49%
Directed by Hugh Wilson
Written by Robert Harling
Starring Goldie Hawn, Bette Midler, Diane Keaton, Maggie Smith, Sarah Jessica Parker
When a college friend commits suicide, three divorced women reunite and join forces to honor her memory by getting revenge on the husbands who kicked them to the curb for younger women.
Pity the poor First Wives Club fan. Almost from the moment the hit comedy was released, rumors of a sequel have swirled. There have been scripts written, scripts rewritten, and scripts trashed, and the three lead actresses have said—multiple times!—they’re game. Netflix even became involved at one point, or so it was reported. And yet here we are, more than two decades later, still wondering what became of Elise (Goldie Hawn), Brenda (Bette Midler), and Annie (Diane Keaton) after they burst through the doors of their newly minted club and down the cobblestone streets of New York, declaring they were young, and they loved to be young; free, and they loved to be free.

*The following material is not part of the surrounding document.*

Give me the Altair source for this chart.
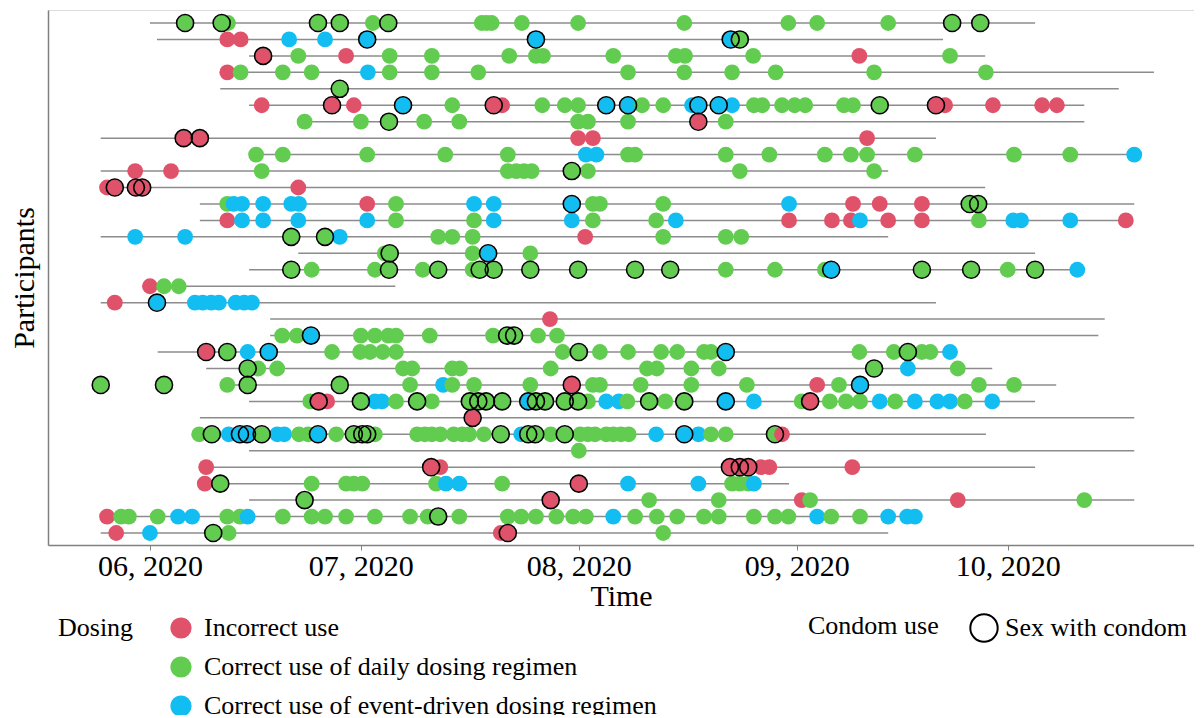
import re
import altair as alt
import pandas as pd

# Each participant row: line start day, line end day (days since 2020-06-01),
# and events "day + type (R=incorrect, G=daily, B=event-driven) + c (condom)"
row_start = [0, 1.0, 14.1, 10.2, 10.0, 14.1, 21.3, -7.0, 14.2, -7.0, -7.0, 7.1, 7.1, -7.0, 21.1, 14.1,
             -0.7, -7.0, 17.1, 17.1, 1.1, 8.0, 10.2, 14.1, 7.1, 6.4, 14.1, 8.0, 7.8, 14.1, -7.0, -7.0]
row_end = [125.9, 112.8, 118.8, 142.8, 137.8, 132.9, 132.9, 111.8, 140.0, 105.0, 118.8, 140.0, 138.8, 105.0,
           125.9, 131.9, 34.9, 111.8, 135.8, 134.9, 114.5, 119.8, 128.9, 125.9, 140.0, 118.9, 140.0, 125.9,
           90.9, 140.0, 109.8, 105.0]
row_events = [
    "5Gc 10.2Gc 11.1G 23.9Gc 27Gc 31.7G 33.9Gc 47.2G 47.9G 48.6G 52.9G 60.9G 76G 90.8G 94.9G 105G 114.1Gc 118.1Gc",
    "11R 12.9R 19.8B 24.9B 30.9Bc 54.9Bc 82.6Bc 83.9Gc",
    "16.1Rc 21.1G 27.9R 34.1G 40.1G 51.1G 54.9G 55.9G 65.9G 74.8G 76.1G 85.8G 100.9R 113.8G",
    "11R 12.9G 18.9G 23G 31B 34.1G 40.1G 46.7G 68G 76G 82.8G 89G 103G 118.9G",
    "27Gc",
    "15.9R 25.9Rc 29R 36Bc 43G 48.9Rc 50.1R 55.8G 59G 60.9G 64.9Bc 68Bc 70G 73G 77.1B 78Bc 80.9Bc 82.8B "
    "85.9G 87.1G 89.9G 91.7G 93.2G 98.7G 100G 103.8Gc 111.8Rc 113.1R 119.9R 126.9R 129R",
    "22G 30G 34Gc 39G 44G 60.9G 62.3G 68G 78Rc 81.9G",
    "4.8Rc 7.1Rc 60.9R 63R 102R",
    "15.1G 18.9G 30.9G 42G 50.9G 62B 63.5B 68G 69G 81.9G 88.1G 96G 99.7G 102G 108.8G 122.9G 130.9G 140B",
    "-2.1R 3R 15.9G 50.9G 52.1G 53.2G 54.3G 60Gc 62.3G 83.9G 103G",
    "-6.1R -5Rc -2Rc -1.1Rc 21.1R",
    "11G 11.9B 13.1B 16.1B 20.1B 21.2B 30.9R 35G 46.1B 48.9B 60Bc 63G 64G 73G 90.9B 100R 103.8R 109.8R "
    "116.6Gc 117.8Gc",
    "11R 13.1B 16.1B 21.1B 30.9B 35G 46.1G 48.9B 60B 63G 72G 74.8B 90.9R 97R 99.7R 101B 105R 109.8R 117.9G "
    "122.8B 123.9B 130.9B 138.8R",
    "-2.1B 5B 20.1Gc 24.9Gc 27B 41G 43G 45.9G 61.9R 73G 81.9G 84.1G",
    "33.4G 34.1Gc 45.9G 48.1Bc 54.1G",
    "20.1Gc 23G 32G 34Gc 38.8G 41Gc 45.9G 46.9Gc 48.9Gc 54.1Gc 60.9Gc 69Gc 74Gc 81.9G 88.9G 96G 96.9Bc "
    "109.8Gc 116.8Gc 122G 125.9Gc 131.9B",
    "0R 2G 4.1G",
    "-5R 1Bc 6.4B 7.5B 8.7B 9.8B 12.2B 13.4B 14.5B",
    "56.9R",
    "18.8G 20.9G 22.9Bc 30G 32G 33.9G 35G 39.8G 48.8G 50.8Gc 51.8Gc 55.2G 57.9G",
    "8Rc 11Gc 13.9B 16.9Bc 25.9G 29.9G 31.3G 33.1G 35G 58.7G 61Gc 64G 68G 72.7G 75G 78.8G 79.8G 81.9Bc "
    "100.9G 105.8G 107.8Gc 109.8G 111G 113.8B",
    "13.9Gc 15.4G 18.1G 36G 37.3G 43G 44.1G 57G 70.7G 72.1G 77G 80.9G 103Gc 107.8B 114.9G",
    "-7Gc 2Gc 11G 13.9Gc 27Gc 37G 41.7B 43G 46.1G 54.1G 60Rc 63G 64G 69.8G 77G 84.9G 94.9R 98G 101Bc "
    "117.9G 122.9G",
    "22.8G 24Rc 25.2R 30Gc 32B 33B 35G 38Gc 40.1G 45.5Gc 46.7Gc 47.8Gc 50.1Gc 53.8Bc 54.9Gc 56.2Gc 59Gc "
    "60.9Gc 62.3G 64.9B 66.7B 67.9G 71Gc 73.3G 76Gc 81.9Bc 85.9B 92.7G 93.9Rc 96.7G 99G 101G 103.8B 106G "
    "108.8B 112B 113.8B 115.9G 119.8B",
    "45.9Rc",
    "7G 8.8Gc 11.2B 12.8Bc 13.8Bc 15.9Gc 18.1B 19.1B 21.2G 22.5G 23.9Bc 26.5G 29Gc 30.2Gc 30.9Gc 32G 38G "
    "39.1G 40.1G 41.3G 43.2G 44.4G 45.4G 47.5G 49.9Gc 52.8B 53.8Gc 54.8Gc 57G 59Gc 61.2G 62.3G 63.3G 64.9G "
    "65.9G 67G 68.1G 72B 76Bc 78B 79.8G 81.9G 88.9Gc 89.9R",
    "61G",
    "8R 40Rc 41.3R 82.5Rc 83.9Rc 85.1Rc 86.9R 88.1R 99.9R",
    "7.8R 10Gc 23G 27.9G 29G 30.2G 40.7G 42.1B 44B 50.1G 61Rc 68B 78B 82.8G 83.9G 85.1G 85.9B",
    "22Gc 57Rc 71G 80.9G 92.7R 93.9G 114.9R 132.9G",
    "-6.1R -4.1G -3G 1.1G 4B 6B 11G 12.8G 13.9B 18.9G 23G 24.9G 27.9G 32G 37G 39.5G 41Gc 44G 50.9G 52.8G "
    "54.9G 57.8G 60.2G 62G 65.9B 69G 72.1G 75G 78.8G 80.9G 85.9G 88.9G 90.8G 94.9B 96.9G 101G 105B 107.7B "
    "108.8B",
    "-4.8R 0B 9Gc 11.2G 49.9R 50.9Rc 73G",
]
dosing_labels = ["Incorrect use", "Correct use of daily dosing regimen",
                 "Correct use of event-driven dosing regimen"]
dosing_colors = ["#E0526A", "#62CC50", "#12BDF2"]
type_map = {"R": dosing_labels[0], "G": dosing_labels[1], "B": dosing_labels[2]}

base = pd.Timestamp("2020-06-01")


def to_date(d):
    return (base + pd.to_timedelta(float(d), unit="D")).strftime("%Y-%m-%dT%H:%M:%S")


lines = pd.DataFrame({
    "row": list(range(1, len(row_start) + 1)),
    "start": [to_date(v) for v in row_start],
    "end": [to_date(v) for v in row_end],
})
recs = []
for i, s in enumerate(row_events, start=1):
    for day, t, c in re.findall(r"(-?[\d.]+)([RGB])(c?)", s):
        recs.append({"row": i, "date": to_date(day), "dosing": type_map[t],
                     "condom": "Sex with condom" if c else ""})
dots = pd.DataFrame(recs)
rings = dots[dots["condom"] != ""].copy()

FONT = "Liberation Serif"
xscale = alt.Scale(domain=[alt.DateTime(year=2020, month=5, date=17, hours=12),
                           alt.DateTime(year=2020, month=10, date=27, hours=12)])
yscale = alt.Scale(domain=[0.21, 32.73], reverse=True, nice=False, zero=False)
xaxis = alt.Axis(title="Time", format="%m, %Y", grid=False,
                 values=[alt.DateTime(year=2020, month=m, date=1) for m in range(6, 11)],
                 labelFont=FONT, labelFontSize=30, labelColor="black", labelPadding=1,
                 tickColor="#808080", tickSize=5, domainColor="#808080", domainWidth=1.5,
                 titleFont=FONT, titleFontSize=30, titleFontWeight="normal", titleColor="black",
                 titlePadding=0)
yaxis = alt.Axis(title="Participants", labels=False, ticks=False, grid=False,
                 domainColor="#808080", domainWidth=1.5,
                 titleFont=FONT, titleFontSize=30, titleFontWeight="normal", titleColor="black",
                 titlePadding=9)

rules = alt.Chart(lines).mark_rule(color="#8C8C8C", strokeWidth=1.5).encode(
    x=alt.X("start:T", scale=xscale, axis=xaxis),
    x2="end:T",
    y=alt.Y("row:Q", scale=yscale, axis=yaxis),
)
points = alt.Chart(dots).mark_circle(size=250, opacity=1).encode(
    x=alt.X("date:T", scale=xscale, axis=xaxis),
    y=alt.Y("row:Q", scale=yscale, axis=yaxis),
    color=alt.Color("dosing:N", scale=alt.Scale(domain=dosing_labels, range=dosing_colors),
                    legend=alt.Legend(title="Dosing", orient="none", legendX=10, legendY=605,
                                      direction="vertical", titleOrient="left",
                                      titleAnchor="start", titleBaseline="top",
                                      titleFont=FONT, titleFontSize=26, titleFontWeight="normal",
                                      titleColor="black", titlePadding=34,
                                      labelFont=FONT, labelFontSize=26, labelColor="black",
                                      labelOffset=10, labelLimit=600,
                                      symbolType="circle", symbolSize=450, rowPadding=13)),
)
ring_layer = alt.Chart(rings).mark_point(shape="circle", filled=False, size=290, strokeWidth=1.6,
                                         opacity=1).encode(
    x=alt.X("date:T", scale=xscale, axis=xaxis),
    y=alt.Y("row:Q", scale=yscale, axis=yaxis),
    stroke=alt.Stroke("condom:N", scale=alt.Scale(domain=["Sex with condom"], range=["black"]),
                      legend=alt.Legend(title="Condom use", orient="none", legendX=760, legendY=603,
                                        direction="vertical", titleOrient="left",
                                        titleAnchor="start", titleBaseline="top",
                                        titleFont=FONT, titleFontSize=26, titleFontWeight="normal",
                                        titleColor="black", titlePadding=30,
                                        labelFont=FONT, labelFontSize=26, labelColor="black",
                                        labelOffset=6, labelLimit=600,
                                        symbolType="circle", symbolSize=750, symbolStrokeWidth=2)),
)

chart = alt.layer(rules, points, ring_layer).properties(
    width=1146, height=535,
    padding={"left": 40, "top": 2, "right": 0, "bottom": 170},
    autosize=alt.AutoSizeParams(type="none"),
).configure_view(strokeWidth=0).configure(background="white")

chart.save("out.html", embed_options={"renderer": "svg", "actions": False})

Perhaps it’s been wise to leave such a beloved film untouched. (And yes, to all the grumpy critics who dismissed it as fluff upon its release, who moaned about the stereotyping of the husbands and the younger women who stole them, and who wanted a little more bite to the script: the film is almost universally beloved today.) We wouldn’t want, after all, to discover that the lightning-in-a-bottle chemistry between Midler (brash and frumpy at once), Keaton (buttoned-up and nervy), and Hawn (a wonderful mess as a struggling starlet) had somehow been lost. Nor that the film’s rousing message of female empowerment might have dulled with age, or that writer Robert Harling, here adapting Olivia Goldsmith’s book of the same name, might no longer be able to conjure such deliciousness as Elise’s riposte: “I do have feelings: I’m an actress—I have all of them!”
And lord knows how they’d top the sight and sound of Midler, Keaton, and Hawn, each suited up for war in white, belting out Lesley Gore’s “You Don’t Own Me.” Twice.
Turns out there’s a perfect reason for the lack of sequel to this near-perfect film (even we wish the subplot about the women’s shelter felt less throwaway), or, at least, a reason perfectly in keeping with the spirit of the movie. In 2017, Hawn told Total Film magazine that the three women had been offered the same paycheck for a sequel as they had been given for the original—no bump whatsoever—a deal almost unheard of for the stars of a hit film. Certainly unheard of for male stars of a hit film. “It was such an insult,” Hawn said. “It wasn’t about the money, it was about the respect.”
In a boss move worthy of a member of the First Wives Club, Hawn turned down the offer and did The Banger Sisters instead.